Contrarian Angle: The Attack Vector You Are Ignoring
Most analysts see the ethics debate as a political obstacle. I see it as a security assumption that will break under stress. Consider the following scenario: FIT21 passes without anti-fraud or anti-manipulation provisions (because they were dismissed as 'ethics'). A year later, a group of bad actors uses wash trading across CEXes and DEXes, triggering a price cascade. The CFTC has jurisdiction but no tooling to detect market abuse. The same industry that lobbied for deregulation now faces a crash. The response: 'We need more regulation.' But the root cause was the missing ethics input.
This is not hypothetical. In my 2021 audit of a popular NFT project, I found a mint function without proper access controls. The developer said, 'That's an edge case.' It was not. The same reasoning applies here: dismissing ethics as a concern is like omitting the owner check from a mint function. It may not break immediately, but the first exploit will drain the treasury.
The former CFTC commissioner's plea—'Don't let ethics kill the bill'—reveals another blind spot: the assumption that the bill's positive elements (clear rules, reduced SEC overreach) outweigh the negative (lack of ethical guardrails). But this is a false dichotomy. The bill can include both: attach a mandatory code of conduct, a self-regulatory organization with enforcement power, and periodic audits. The industry's resistance to this suggests that the 'ethics' bug is not a bug; it is a feature—a desire to operate without oversight.
In 2026, I audited an AI-agent protocol that could manipulate price feeds during high-frequency windows. The team had skipped oracle validation because it was 'too complex.' When I pointed out the race condition, they argued it was a political problem, not a technical one. I countered: politics is just the governance layer of the protocol. If the governance layer is corrupt, the code layer will eventually reflect that.
What the Ledger Remembers
The ledger remembers every transaction. But it also remembers every statement. The CEO's words are now forever on the chain of public record. Any future enforcement action can retroactively cite them as evidence of willful non-compliance. The industry has essentially given regulators a signed memo: 'We do not prioritize ethics.' This is a data point that will be used in civil suits, investor class actions, and criminal inquiries.
The Takeaway: A Vulnerability Forecast
If the US continues down this path—prioritizing technical clarity over ethical standards—the likely outcome is not a clean regulatory framework but a fragmented one.
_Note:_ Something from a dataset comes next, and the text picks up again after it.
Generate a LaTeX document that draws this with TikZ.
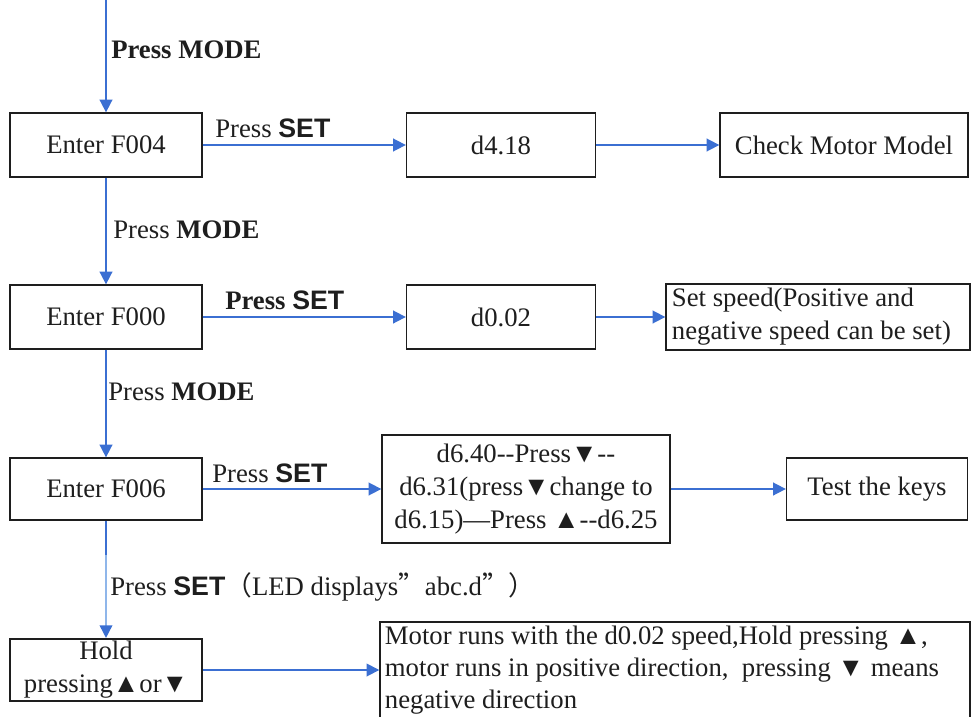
\documentclass[tikz,border=0pt]{standalone}
\usepackage{fontspec}
\setmainfont{Liberation Serif}
\newfontfamily\keyfont{Liberation Sans}
\newfontfamily\cjk{Noto Sans CJK SC}
\usetikzlibrary{arrows.meta,positioning}
\definecolor{flowBlue}{HTML}{3B6FD2}
\definecolor{flowPale}{HTML}{8FB6EA}
\definecolor{boxInk}{HTML}{1E1E1E}
\newcommand{\keySET}{{\keyfont\bfseries SET}}

\begin{document}
\begin{tikzpicture}[x=0.025cm,y=-0.025cm,
   font=\fontsize{19}{23.5}\selectfont,
   box/.style={draw=boxInk,line width=0.9pt,fill=white,inner sep=3pt,
               minimum height=1.6cm,align=center,text=boxInk},
   wbox/.style={box,align=flush left},
   flow/.style={draw=flowBlue,line width=1.2pt,
                -{Triangle[length=9pt,width=9pt,color=flowBlue]}},
   lbl/.style={anchor=west,inner sep=0pt,text=boxInk}]
  \useasboundingbox (0,0) rectangle (971,716);
  % left column
  \node[box,minimum width=4.8cm] (f4) at (106,145) {Enter F004};
  \node[box,minimum width=4.8cm] (f0) at (106,317) {Enter F000};
  \node[box,minimum width=4.8cm,minimum height=1.55cm] (f6) at (106,489) {Enter F006};
  \node[box,minimum width=4.8cm,minimum height=1.55cm,line width=1.5pt,
        inner sep=1pt] (hold) at (106,670) {Hold\\pressing▲or▼};
  % middle column
  \node[box,minimum width=4.725cm] (d4) at (501,145) {d4.18};
  \node[box,minimum width=4.725cm] (d0) at (501,317) {d0.02};
  \node[box,minimum width=7.2cm,minimum height=2.7cm] (d6) at (526,489)
       {d6.40-{}-Press▼-{}-\\d6.31(press▼change to\\d6.15)—Press ▲-{}-d6.25};
  % right column
  \node[box,minimum width=6.2cm] (chk) at (844,145) {Check Motor Model};
  \node[wbox,minimum width=7.6cm,text width=7.3cm] (spd) at (818,317)
       {Set speed(Positive and\\negative speed can be set)};
  \node[box,minimum width=4.525cm,minimum height=1.55cm] (keys) at (877,489) {Test the keys};
  \node[wbox,minimum width=14.75cm,minimum height=2.1cm,text width=14.5cm,
        font=\fontsize{19}{22.5}\selectfont] (run) at (675,670)
       {Motor runs with the d0.02 speed,Hold pressing ▲,\\
        motor runs in positive direction,\ \ pressing ▼ means\\
        negative direction};
  % connectors
  \coordinate (top) at (106,0);
  \coordinate (mid) at (106,555);
  \draw[flow] (top) -- (f4.north);
  \draw[flow] (f4.south) -- (f0.north);
  \draw[flow] (f0.south) -- (f6.north);
  \draw[flowBlue,line width=1.2pt] (f6.south) -- (mid);
  \draw[flow,draw=flowPale] (mid) -- (hold.north);
  \draw[flow] (f4.east) -- (d4.west);
  \draw[flow] (d4.east) -- (chk.west);
  \draw[flow] (f0.east) -- (d0.west);
  \draw[flow] (d0.east) -- (spd.west);
  \draw[flow] (f6.east) -- (d6.west);
  \draw[flow] (d6.east) -- (keys.west);
  \draw[flow] (hold.east) -- (run.west);
  % labels
  \node[lbl] (m1) at (111,50) {\textbf{Press MODE}};
  \node[lbl] (m2) at (113,230) {Press \textbf{MODE}};
  \node[lbl] (m3) at (108,392) {Press \textbf{MODE}};
  \node[lbl] (s1) at (215,128) {Press \keySET};
  \node[lbl] (s2) at (225,300) {\textbf{Press} \keySET};
  \node[lbl] (s3) at (212,473) {Press \keySET};
  \node[lbl] (s4) at (110,587) {Press \keySET{\cjk （}LED displays{\cjk ”}abc.d{\cjk ”）}};
\end{tikzpicture}
\end{document}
Some states will impose their own strict rules (think New York's BitLicense on steroids), while others follow the federal lax standard. DeFi protocols will face a binary choice: implement ethical guardrails or risk being banned. Those who choose the latter will see their US user base vanish, but the code will still run on global infrastructure, increasing systemic risk.
The opportunity? Builders should preemptively adopt self-imposed ethical standards: on-chain identity without privacy loss, auditable compliance modules, and transparent governance structures. This is the technical mitigation. The real fix, however, is cultural. The industry must treat the ethical layer as a first-class component of the protocol, not an optional import.
I started my career reverse-engineering Solidity contracts to find integer overflows. Now I am reverse-engineering legislative intent to find logic errors. The tools are different, but the methodology is the same: look for hidden assumptions, test for edge cases, and never trust a system that claims ethics is not its concern. Because code is law, but bugs are the human exception.